= GIVEN EXERCISE =
The line holding "import * as" is the last one to output; start at the first line of the data, keep every line in between exactly, and leave out pictures.

- - -

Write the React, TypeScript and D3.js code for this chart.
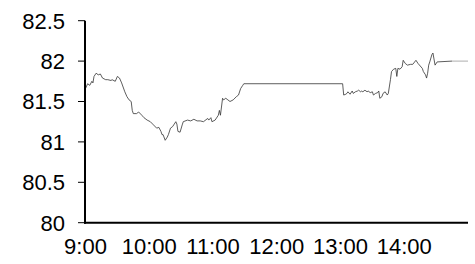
import * as d3 from "d3";

// intraday price, time as "H:MM"
const times = [
  "9:00", "9:02", "9:04", "9:06", "9:07", "9:08", "9:10", "9:12", "9:14", "9:16",
  "9:19", "9:21", "9:24", "9:25", "9:28", "9:30", "9:32", "9:34", "9:37", "9:39",
  "9:41", "9:43", "9:44", "9:45", "9:48", "9:50", "9:53", "9:55", "9:58", "10:01",
  "10:04", "10:07", "10:09", "10:11", "10:12", "10:13", "10:15", "10:17", "10:18", "10:20",
  "10:22", "10:23", "10:25", "10:26", "10:27", "10:29", "10:31", "10:32", "10:36", "10:39",
  "10:42", "10:45", "10:48", "10:51", "10:55", "10:56", "10:58", "10:59", "11:02", "11:05",
  "11:06", "11:07", "11:09", "11:10", "11:12", "11:14", "11:16", "11:19", "11:22", "11:24",
  "11:26", "11:28", "11:29", "13:02", "13:03", "13:05", "13:06", "13:07", "13:09", "13:11",
  "13:12", "13:14", "13:16", "13:17", "13:19", "13:20", "13:21", "13:23", "13:25", "13:26",
  "13:28", "13:30", "13:31", "13:33", "13:35", "13:36", "13:37", "13:39", "13:40", "13:42",
  "13:44", "13:45", "13:47", "13:48", "13:50", "13:52", "13:53", "13:54", "13:56", "13:58",
  "13:59", "14:01", "14:03", "14:06", "14:08", "14:11", "14:13", "14:17", "14:18", "14:20",
  "14:21", "14:22", "14:23", "14:24", "14:26", "14:27", "14:29", "14:31", "14:45", "15:00",
];

const prices = [
  81.66, 81.72, 81.7, 81.75, 81.73, 81.81, 81.85, 81.83, 81.84, 81.79,
  81.77, 81.77, 81.76, 81.77, 81.75, 81.81, 81.79, 81.73, 81.62, 81.56,
  81.52, 81.5, 81.39, 81.35, 81.35, 81.37, 81.33, 81.3, 81.27, 81.25,
  81.21, 81.17, 81.18, 81.13, 81.09, 81.09, 81.02, 81.06, 81.09, 81.17,
  81.19, 81.21, 81.25, 81.22, 81.13, 81.12, 81.21, 81.25, 81.27, 81.26,
  81.28, 81.26, 81.26, 81.25, 81.29, 81.27, 81.3, 81.25, 81.27, 81.33,
  81.39, 81.33, 81.54, 81.52, 81.54, 81.52, 81.5, 81.52, 81.56, 81.58,
  81.66, 81.7, 81.72, 81.72, 81.58, 81.59, 81.6, 81.62, 81.59, 81.63,
  81.6, 81.62, 81.63, 81.64, 81.62, 81.63, 81.62, 81.64, 81.62, 81.63,
  81.61, 81.62, 81.58, 81.6, 81.61, 81.63, 81.54, 81.56, 81.6, 81.62,
  81.58, 81.6, 81.77, 81.87, 81.9, 81.91, 81.81, 81.91, 81.9, 81.93,
  82.01, 81.97, 81.95, 81.96, 81.96, 82.01, 81.97, 81.91, 81.87, 81.83,
  81.79, 81.85, 81.95, 81.99, 82.08, 82.1, 81.95, 81.99, 82.0, 82.0,
];

const yTicks = [80, 80.5, 81, 81.5, 82, 82.5];
const xTicks = ["9:00", "10:00", "11:00", "12:00", "13:00", "14:00"];

const W = 475;
const H = 264;
const FONT = "Liberation Sans, Arial, sans-serif";
const FS = 22;

function toMin(t: string) {
  const [h, m] = t.split(":").map(Number);
  return (h - 9) * 60 + m;
}

export default function App() {
  const x = d3.scaleLinear().domain([0, 360]).range([85.5, 468]);
  const y = d3.scaleLinear().domain([80, 82.5]).range([222.7, 20.7]);

  const pts = times.map((t, i) => [toMin(t), prices[i]] as [number, number]);
  const line = d3
    .line<[number, number]>()
    .x((d) => x(d[0]))
    .y((d) => y(d[1]));

  const main = pts.slice(0, pts.length - 1);
  const tail = pts.slice(pts.length - 2);

  return (
    <div style={{ position: "fixed", left: 0, top: 0 }}>
      <svg width={W} height={H} style={{ display: "block", background: "#fff" }}>
        <path d={line(main) ?? ""} fill="none" stroke="#333" strokeWidth={0.8} />
        <path d={line(tail) ?? ""} fill="none" stroke="#999" strokeWidth={0.8} />

        {/* y axis */}
        <line x1={85} x2={85} y1={y(82.5)} y2={y(80) + 1} stroke="#000" strokeWidth={2} />
        {yTicks.map((v) => (
          <g key={v}>
            <line x1={78} x2={85} y1={y(v)} y2={y(v)} stroke="#000" strokeWidth={1} />
            <text
              x={65}
              y={y(v) + FS * 0.358}
              textAnchor="end"
              fontFamily={FONT}
              fontSize={FS}
              fill="#000"
            >
              {v}
            </text>
          </g>
        ))}

        {/* x axis */}
        <line x1={84} x2={468} y1={y(80)} y2={y(80)} stroke="#000" strokeWidth={2} />
        {xTicks.map((t) => (
          <text
            key={t}
            x={x(toMin(t))}
            y={254}
            textAnchor="middle"
            fontFamily={FONT}
            fontSize={FS}
            fill="#000"
          >
            {t}
          </text>
        ))}
      </svg>
    </div>
  );
}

- - -

= SOLUTION =
Write the React, TypeScript and D3.js code for this chart.
import * as d3 from "d3";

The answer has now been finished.